Опять остановилась. Мелькнуло воспоминание о грозе, о тех странных словах Сменцева, которые почудились ей в волне ветра. Господи, какая чепуха. И как это не забылось.

«Он, кажется, человек с характером, – продолжала она. – Это ведь чувствуется. То, что о нем рассказывал Алексей Алексеевич, мне нравится. Восемнадцати лет разорвал с теткой, у которой воспитывался (он внук декабриста, барона Розена; оттого, кажется, и фамилия у него такая нарочная, выдуманная). Сам, один, прожил; сначала в ссылке, потом в германский университет поехал. Вернулся – и еще год в духовной академии вольнослушателем пробыл. Вот это обстоятельство, да еще то, что он у моей знаменитой бабушки-графини в салоне бывает, довольно непонятно и подозрительно. Главное – не подходить к нему. Представь, ведь он теткиным наследством не пользуется; он там, в ее имении, устроил…»

Литта очень устала. Перо вываливалось у нее из рук. Распущенные волосы, пышные, бледные, не очень длинные, лезли на глаза. Хотелось спать. Вытянувшееся личико побледнело. Литта – хорошенькая девушка. На узеньком подбородке у нее глубокая ямочка, детская. Но глаза совсем не детские, взрослые, печальные, упрямые.

Теперь так хочется спать, ресницы щурятся.

«Я потом, завтра, допишу тебе это письмо…»

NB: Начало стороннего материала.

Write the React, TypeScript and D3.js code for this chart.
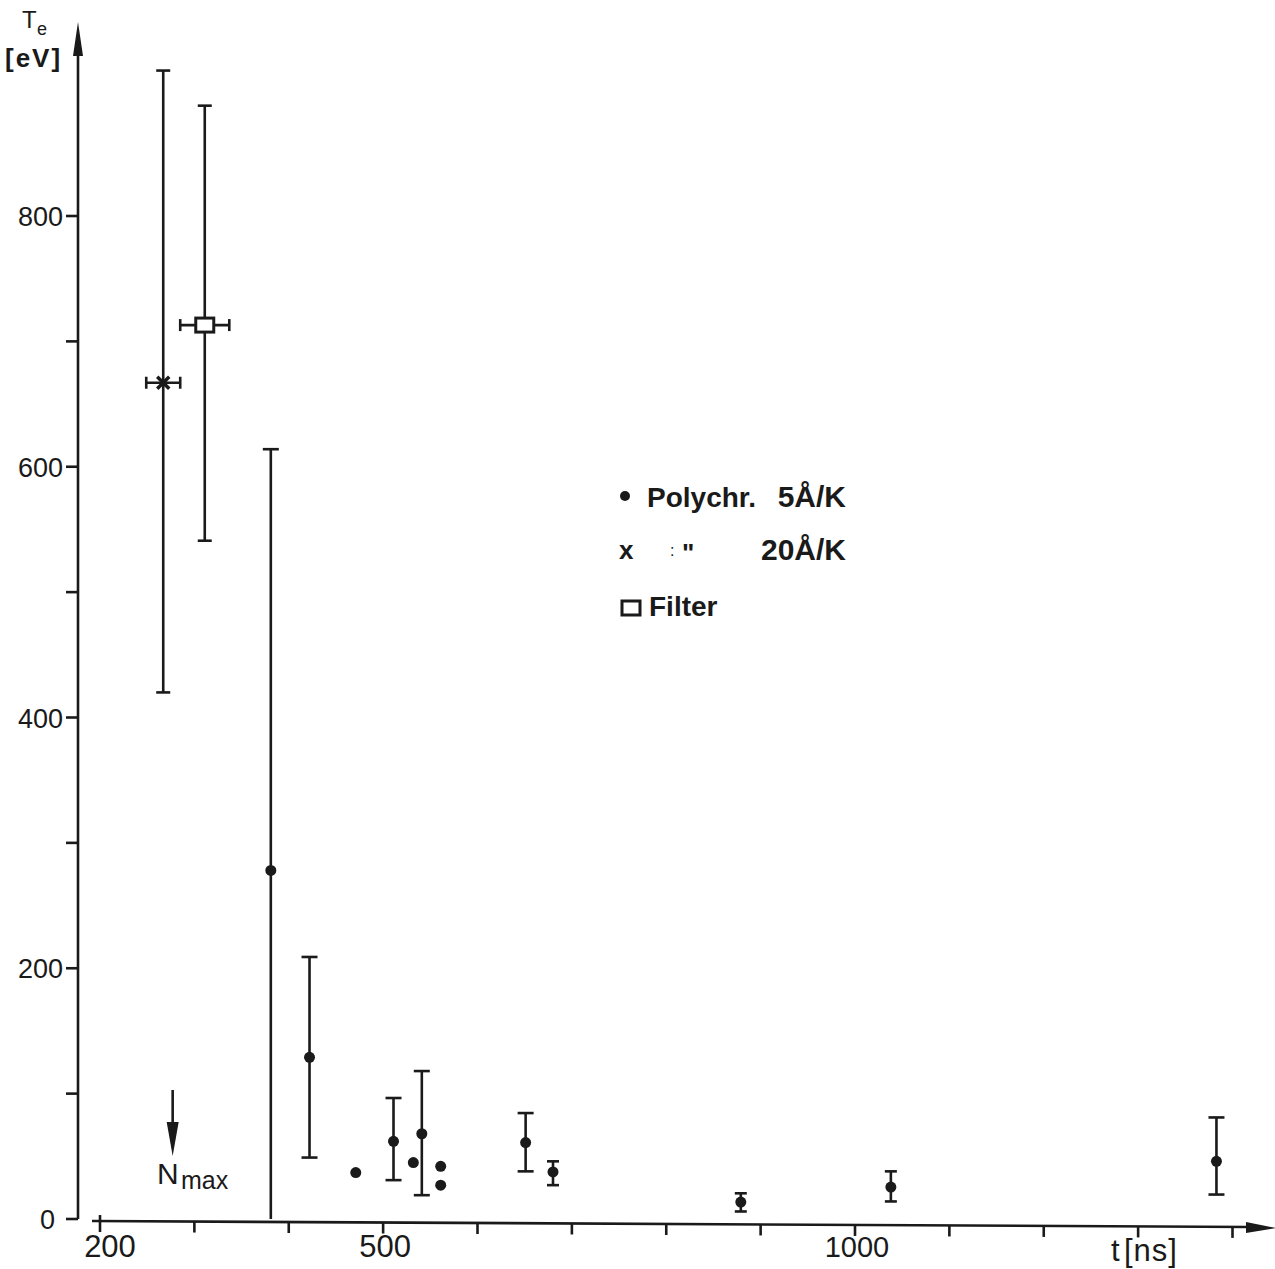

И вот пышная головка уже лежит на столе, пряди волос упали на тетрадку. Литта спит. А в открытое, мертвое окно лезут длинные струйки тумана, тянутся серые лапки. Их почти нет, и все-таки они есть, тянутся явственно, лезут в окно и, втянувшись в комнату, совсем делаются невидимыми. Но они, лапки серые, цепкие, мокрые, – тут. И все новые тянутся в окно, тонкие, длинные, от самого озера болотного – до окна, до стола, до пышных волос, упавших на тетрадку.

Литта устала. Литта спит.

Глава четвертая

Враг или друг?

Петеньку называют «блаженным», а он только одинокий, болезненный и тихий парень. Живет в избушке под лесной горой, молчит. Грибы ходит собирать. Ничего не работает. На горке часовня крохотная, темная, серая. Считается, что Петенька за часовней глядит, – ну, и блаженный. За хлебом на деревню, а теперь и в дачу приходит.

– Вы разве тут никогда не были? – спрашивает Роман Иванович Литту, пробираясь с ней через ветки и валежник к Петенькину жилью.

– У часовни была… А здесь нет.

В избушку, желтую на солнце, дверка прорублена, вместо лестницы – два чурбаша, а окон не видно. Литта удивляется.

– Да ему там темно.

– Зачем! На той стороне есть окошечко. Так зимой теплее. А летом вон он на солнышке у стенки сидит.

Петенька, точно, сидел у стенки; безбородое серое лицо его равнодушно было обращено к солнцу.

– Здравствуй, Петя. Мы тебя проведать пришли.

Узнав Сменцева, Петенька вскочил и низко-пренизко поклонился ему. На Литту не обратил ни малейшего внимания. А с Романа Ивановича не сводил глаз и нет-нет – опять поклонится.

Сели. Сменцев ласково заговорил с Петенькой. И тот отвечал, толково, чуть заикаясь, благоговейно. Это благоговение неприятно удивляло Литту.

– Грибков принесу… тебе, – сказал Петенька. – Не взросли… да пошарю. Кушай… во спасенье, во мое. Тебе.

– Спасибо. Ты корзинку мне сплети. Поучись, дай труд.

– Поучусь, – покорно отозвался Петенька. – Ты говори, что надо. То и буду делать.

Около лесу показалась какая-то баба. Приглядевшись, повернула к ним и запричитала издали:

– Барин-то, барин, здравствуй, солнышко ты мое меженное, солнышко красное, прекрасное, головушка золотая, барин любезненький…

Петенька неожиданно вскочил и сурово замычал на нее, размахивая дубинкой.